В принципиальном противоречии с этими явлениями находится, впрочем, только материализм, отрицающий существование всего метафизического, особенно же существование души. Но нетрудно видеть, что это отрицание, даже с современной естественнонаучной точки зрения, является анахронизмом, так как при обстоятельном исследовании вопроса оказывается, что оно основывается на нескольких утверждениях, об опровержении которых позаботились сами же материалисты, и что, следовательно, держаться его может только тот, кто неспособен к логическому мышлению. Учение, отрицающее существование у нас души, утверждает, что наше самосознание исчерпывает свой объект, наше я, то есть оно отрицает за нашим сознанием и частным видом его, нашим самосознанием, способность к биологическому развитию, а следовательно, противоречит самому себе. Если справедлива теория развития, то человек должен быть двуликим Янусом: в нем должны совмещаться и остатки его биологического прошлого и задатки будущих высших способностей его души, обнаруживающиеся у него при перемещении порога его сознания. Но новейшая физиология указала на существование у нас порога сознания для каждого из наших чувств; значит, она доказала и существование хотя и не существующего для нашего чувственного сознания, но действующего на наш трансцендентальный субъект и вызывающего в нем реакции трансцендентального для нас мира. Если возможно развитие человека путем изменения его формы или, по крайней мере, развитие его сознания путем изменения его познавательного аппарата, то в таком случае во внешнем мире должны существовать и объекты его приспособления. Если его сознание должно подняться над современным уровнем своего развития, то для совершения такого подъема оно должно иметь соответствующую опору и скрывать в себе способность к высшей психической деятельности. Чтобы убедиться, что это имеет место в действительности, стоит только обратиться к физиологии чувств и к теоретической физике. Столпом материализма служит утверждение, что только чувственное и действительно. Сами материалисты сокрушили этот столп своей системы и только не хотят видеть того, что вместе с ним обрушилась и их система.
Но монистическое учение о душе доказывает – и этим ставит себя во враждебное к пантеизму отношение, – что с ослаблением, даже пропорционально ослаблению нашего сознания наша душа обнаруживает новые способности, откуда непосредственно следует, что нашему самосознанию известна не вся наша душа, что значит, в основе нашего чувственного существа лежит наш трансцендентальный субъект, который бесконечно богаче и неизмеримее, чем каким он является перед нашим чувственным сознанием. Но если во время нашего нахождения в состояниях, сопровождающихся обнаружением нашего трансцендентального субъекта (основную форму их представляет сомнамбулизм), обнаруживаются и новые наши отношения к природе, а вместе с тем и новые нашего субъекта на нее реакции, то отсюда надо сделать заключение, что с прекращением нашей чувственной жизни должно наступить не пантеистическое разрешение нашей индивидуальности в мировой субстанции, а укрепление ее в области бессознательного.
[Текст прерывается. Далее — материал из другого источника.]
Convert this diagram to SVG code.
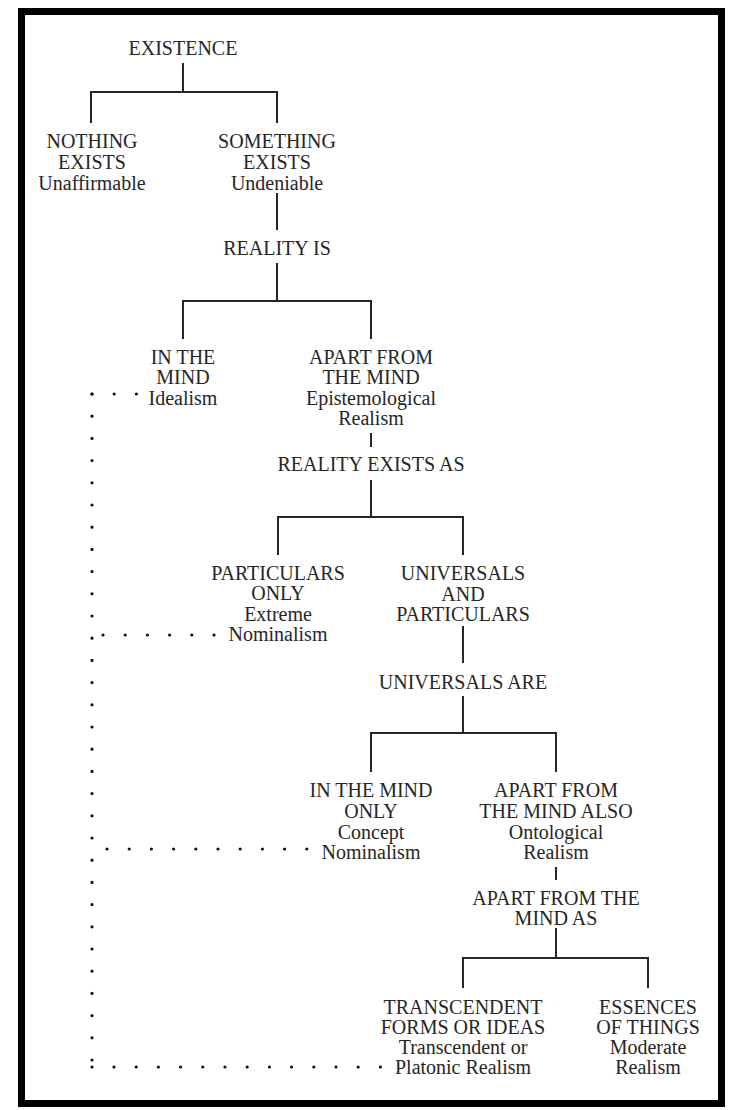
<svg xmlns="http://www.w3.org/2000/svg" width="731" height="1110" viewBox="0 0 731 1110">
<style>
text{font-family:"Liberation Serif","Times New Roman",serif;font-size:20px;fill:#262626;text-anchor:middle}
.ln{stroke:#262626;stroke-width:2;fill:none}
.dot{stroke:#111;stroke-width:3.2;stroke-linecap:round;stroke-dasharray:0 22.2;fill:none}
</style>
<rect x="0" y="0" width="731" height="1110" fill="#fff"/>
<rect x="21.5" y="11.5" width="700" height="1092" fill="#fff" stroke="#000" stroke-width="7"/>
<g id="connectors">
<path class="ln" d="M183 63V92M91 123V92H277V123"/>
<path class="ln" d="M277 193V230M277 263V301M183 339V301H371V339"/>
<path class="ln" d="M371 433V447M371 480V517M278 555V517H463V555"/>
<path class="ln" d="M463 626V663M463 696V733M371 772V733H556V772"/>
<path class="ln" d="M556 867V880M556 928V958M463 988V958H648V988"/>
<g id="dotted">
<path class="dot" d="M92 394V1061"/>
<path class="dot" d="M92 1067V1068"/>
<path class="dot" d="M92 394H137"/>
<path class="dot" d="M103 635H215"/>
<path class="dot" d="M107 849H308"/>
<path class="dot" d="M114 1067H381"/>
</g>
</g>
<g id="existence"><text x="183" y="55">EXISTENCE</text></g>
<g id="nothing"><text x="92" y="148">NOTHING</text><text x="92" y="169">EXISTS</text><text x="92" y="190">Unaffirmable</text></g>
<g id="something"><text x="277" y="148">SOMETHING</text><text x="277" y="169">EXISTS</text><text x="277" y="190">Undeniable</text></g>
<g id="reality-is"><text x="277" y="255">REALITY IS</text></g>
<g id="in-the-mind"><text x="183" y="364">IN THE</text><text x="183" y="384">MIND</text><text x="183" y="405">Idealism</text></g>
<g id="apart-from-mind"><text x="371" y="364">APART FROM</text><text x="371" y="384">THE MIND</text><text x="371" y="405">Epistemological</text><text x="371" y="425">Realism</text></g>
<g id="reality-exists-as"><text x="371" y="471">REALITY EXISTS AS</text></g>
<g id="particulars"><text x="278" y="580">PARTICULARS</text><text x="278" y="600">ONLY</text><text x="278" y="621">Extreme</text><text x="278" y="641">Nominalism</text></g>
<g id="universals-particulars"><text x="463" y="580">UNIVERSALS</text><text x="463" y="601">AND</text><text x="463" y="621">PARTICULARS</text></g>
<g id="universals-are"><text x="463" y="689">UNIVERSALS ARE</text></g>
<g id="mind-only"><text x="371" y="797">IN THE MIND</text><text x="371" y="818">ONLY</text><text x="371" y="839">Concept</text><text x="371" y="859">Nominalism</text></g>
<g id="mind-also"><text x="556" y="797">APART FROM</text><text x="556" y="818">THE MIND ALSO</text><text x="556" y="839">Ontological</text><text x="556" y="859">Realism</text></g>
<g id="apart-as"><text x="556" y="905">APART FROM THE</text><text x="556" y="925">MIND AS</text></g>
<g id="transcendent"><text x="463" y="1014">TRANSCENDENT</text><text x="463" y="1034">FORMS OR IDEAS</text><text x="463" y="1054">Transcendent or</text><text x="463" y="1074">Platonic Realism</text></g>
<g id="essences"><text x="648" y="1014">ESSENCES</text><text x="648" y="1034">OF THINGS</text><text x="648" y="1054">Moderate</text><text x="648" y="1074">Realism</text></g>
</svg>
Наконец, монистическое учение о душе не ладит и с учением о ней богословов-метафизиков. Это учение началом существования нашей души считает наше земное рождение и вместе с тем наделяет нашу душу бессмертием. Но предсуществование есть логический постулат бессмертия, так как уже Аристотель доказал, что непреходящим может быть только существо безначальное.* Далее. Догматизм приходит к своему понятию о душе благодаря смешению аналитического суждения с синтетическим, то есть благодаря тому, что из добытого аналитическим путем сведения, что я есть простой логический субстрат, он делает синтетический вывод, что мыслящее я есть простая, а следовательно, бессмертная субстанция. Но если в нашем сознании обретается только наше логическое я, то отсюда еще не следует, чтобы наше реальное я не могло преступать в виде нашего трансцендентального субъекта пределов нашего сознания, чтобы в наше тело была погружена вся наша душа, чтобы вся она содержалась в нашем самосознании. Это учение заставляет нашу душу жить полной жизнью сперва в посюстороннем, а затем в потустороннем мире, быть сперва земной, а потом трансцендентальной, и тем идет в разрез с монистическим учением о ней, по которому она одновременно живет и земной и трансцендентальной жизнью. Что мы живем одновременно двойной жизнью, что наша жизнь представляет монистическое соединение двух жизней, в этом убеждает нас каждое наше сновидение, в котором мы задаем кому-то вопрос и получаем от этого кого-то ответ: так как в этом случае наш субъект содержит в себе и вопрошающее и отвечающее лицо, распадается же он на них только драматически, то здесь в основе кажущегося дуализма лежит монизм. Психологическая формула разгадки нашего сновидения служит вместе с тем и метафизической формулой разгадки нас самих: как во время сновидения, так и во время бодрствования порог нашего сознания образует границу между лицами нашего субъекта. Таким образом, мысль неоплатоников, что человек есть двойное существо, стоящее на рубеже чувственного и сверхчувственного миров,** приобретает научную основу.